“Objectify me.” “Catcall me.” “Feel me up.”
Six female Chapman students took an artistic stand against catcalling and female objectification as they stood in the Attallah Piazza Dec. 2016, holding signs with these phrases.
At the center of it all stood Charlotte Holper, a sophomore art major, posing in a nude bodysuit.
Holper said that her personal experience with catcalling has made her feel unsafe and uncomfortable, and that she decided to respond to her experience in a performance art piece for her Introduction to New Genres class last semester. While this was Holper’s first performance art piece, it was not her first time using art to comment on social issues.
“I think that what keeps me going and what keeps me doing art is knowing that it does have an impact on people,” Holper said. “I know that everyone goes through similar experiences and deals with similar things, so I want to relate (my art) to other people.”
Holper, whose primary art forms are painting and drawing, said she began addressing feminism and body positivity through art during her senior year of high school by drawing full-figure self-portraits. Holper said that the experience of drawing herself improved her own body image and helped her learn to love the curves and flaws she once hated. Holper’s art responds to personal experience, she said, but the way people have responded to her art has opened her eyes to the fact that the issues she addresses are universal.
Holper also said her recent performance piece was not officially approved by Chapman because she was wearing a nude bodysuit, but that she went forward with the project with encouragement from her professor.
Allan Brooks, the director of risk management, who Holper said had denied her request for approval, showed up at the performance with a Public Safety officer, Holper said, but didn’t interfere.
Brooks could not be reached for comment.
“There would be no policy preventing an individual student from wearing such a bodysuit in the Attallah Piazza on their own,” Jerry Price, dean of students, wrote in an email to The Panther.
“However, there are different procedures for having class projects approved on campus because such projects can carry a different level of liability.”

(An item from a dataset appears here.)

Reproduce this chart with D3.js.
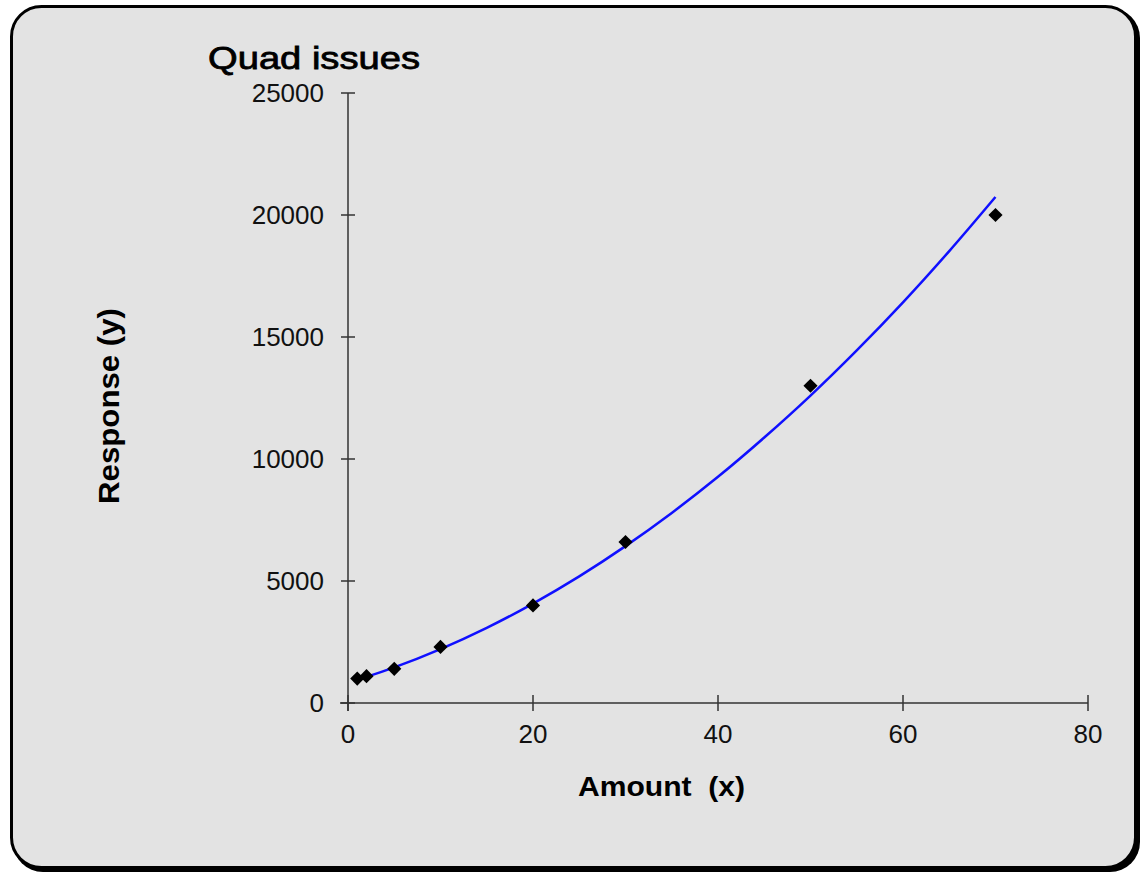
<!DOCTYPE html>
<html>
<head>
<meta charset="utf-8">
<script src="https://cdn.jsdelivr.net/npm/d3@7"></script>
<style>
  body { margin: 0; background: #fff; }
  svg text { font-family: "Liberation Sans", Arial, sans-serif; }
</style>
</head>
<body>
<div id="chart"></div>
<script>
const w = 1142;
const h = 875;

// observed points
const amounts = [1, 2, 5, 10, 20, 30, 50, 70];
const responses = [1000, 1100, 1400, 2300, 4000, 6600, 13000, 20000];

// trend line
const fitX = [1, 2, 5, 10, 15, 20, 25, 30, 35, 40, 45, 50, 55, 60, 65, 70];
const fitY = [950, 1070, 1460, 2210, 3080, 4075, 5190, 6430, 7790, 9270, 10880, 12600, 14450, 16420, 18520, 20740];

const xTicks = [0, 20, 40, 60, 80];
const yTicks = [0, 5000, 10000, 15000, 20000, 25000];

const svg = d3.select("#chart")
  .append("svg")
    .attr("width", w)
    .attr("height", h);

// frame with a little shadow
svg.append("rect")
  .attr("x", 13).attr("y", 8)
  .attr("width", 1127).attr("height", 864)
  .attr("rx", 30)
  .attr("fill", "#000");
svg.append("rect")
  .attr("x", 11.5).attr("y", 6.5)
  .attr("width", 1124).attr("height", 861)
  .attr("rx", 30)
  .attr("fill", "#e3e3e3")
  .attr("stroke", "#000")
  .attr("stroke-width", 3);

const x = d3.scaleLinear().domain([0, 80]).range([348, 1088]);
const y = d3.scaleLinear().domain([0, 25000]).range([703, 93]);

const axisColor = "#333";

// x axis
const gx = svg.append("g").attr("transform", "translate(0,703)");
gx.append("line")
  .attr("x1", 340).attr("x2", x(80))
  .attr("stroke", axisColor).attr("stroke-width", 1.5);
gx.selectAll(".tick")
  .data(xTicks)
  .enter()
  .append("line")
    .attr("x1", d => x(d)).attr("x2", d => x(d))
    .attr("y1", -8).attr("y2", 8)
    .attr("stroke", axisColor).attr("stroke-width", 1.5);
gx.selectAll("text")
  .data(xTicks)
  .enter()
  .append("text")
    .attr("x", d => x(d))
    .attr("y", 40)
    .attr("text-anchor", "middle")
    .attr("font-size", 26)
    .attr("fill", "#111")
    .text(d => d);

// y axis
const gy = svg.append("g").attr("transform", "translate(348,0)");
gy.append("line")
  .attr("y1", y(25000)).attr("y2", 711)
  .attr("stroke", axisColor).attr("stroke-width", 1.5);
gy.selectAll(".tick")
  .data(yTicks)
  .enter()
  .append("line")
    .attr("y1", d => y(d)).attr("y2", d => y(d))
    .attr("x1", -7).attr("x2", 7)
    .attr("stroke", axisColor).attr("stroke-width", 1.5);
gy.selectAll("text")
  .data(yTicks)
  .enter()
  .append("text")
    .attr("x", -24)
    .attr("y", d => y(d) + 9)
    .attr("text-anchor", "end")
    .attr("font-size", 26)
    .attr("fill", "#111")
    .text(d => d);

// trend line
const line = d3.line()
  .x(d => x(d[0]))
  .y(d => y(d[1]))
  .curve(d3.curveMonotoneX);
svg.append("path")
  .datum(fitX.map((v, i) => [v, fitY[i]]))
  .attr("d", line)
  .attr("fill", "none")
  .attr("stroke", "#1010ff")
  .attr("stroke-width", 2.5);

// points
svg.selectAll(".pt")
  .data(amounts.map((v, i) => [v, responses[i]]))
  .enter()
  .append("path")
    .attr("class", "pt")
    .attr("d", d3.symbol().type(d3.symbolSquare).size(100))
    .attr("transform", d => "translate(" + x(d[0]) + "," + y(d[1]) + ") rotate(45)")
    .attr("fill", "#000");

// titles
svg.append("text")
  .attr("x", 208).attr("y", 69)
  .attr("font-size", 32)
  .attr("textLength", 212)
  .attr("lengthAdjust", "spacingAndGlyphs")
  .attr("fill", "#000")
  .attr("stroke", "#000")
  .attr("stroke-width", 0.8)
  .text("Quad issues");

svg.append("text")
  .attr("x", 578).attr("y", 796)
  .attr("font-size", 28)
  .attr("font-weight", "bold")
  .attr("textLength", 167)
  .attr("lengthAdjust", "spacingAndGlyphs")
  .style("white-space", "pre")
  .text("Amount  (x)");

svg.append("text")
  .attr("transform", "translate(119,406) rotate(-90)")
  .attr("text-anchor", "middle")
  .attr("font-size", 29)
  .attr("font-weight", "bold")
  .attr("textLength", 196)
  .attr("lengthAdjust", "spacingAndGlyphs")
  .text("Response (y)");
</script>
</body>
</html>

Holper said that she knows the school was only concerned for her safety, but feels that the nude bodysuit should not have prevented the performance from getting approved, as she did not feel like she was in danger.
“I don’t think that commenting on my dress is anything (they) should be doing,” Holper said.
Like Holper, Jimmy Xie, a senior sociology major, comments on gender politics through his art, using video performance to break down gender norms and change perceptions of the male body.
“A lot of my work addresses how men are oppressed in this society as well as women,” Xie said. “The body can be really beautiful, and the male body should also be featured, not just the female.”
Xie said that he thinks the sincerity and candidness of his videos, which are unedited, is what resonates with people. His ability to be so honest through his art has caused him to view the world more cynically, Xie said.
“Everyone at Chapman looks so good, but deep down inside, they’re so afraid,” Xie said.
Discomfort is something that people are conditioned to shy away from, said senior art major Sophia Nielsen.
“That area of friction and discomfort, that’s where change happens,” Nielsen said. “That’s the most important space we can exist in as people.”
For her senior thesis, Nielsen created an installation piece that transformed a dumpster into a statement on environmental waste.
Nielsen said that her perspective of what it means to be human in relation to the world has changed as a result of her work.
“I just see things as different forces of matter interacting,” Nielsen said. “I’ve started to just work in ways to maximize my own efficiency and waste reduction in every single aspect of my life.”
Holper said she hopes to change people’s minds through her art by exposing them to new ways of looking at the world.
“Art is very important in this world,” Holper said. “It’s a process. It’s ever-growing. I’m always making art, and it’s never going to end.”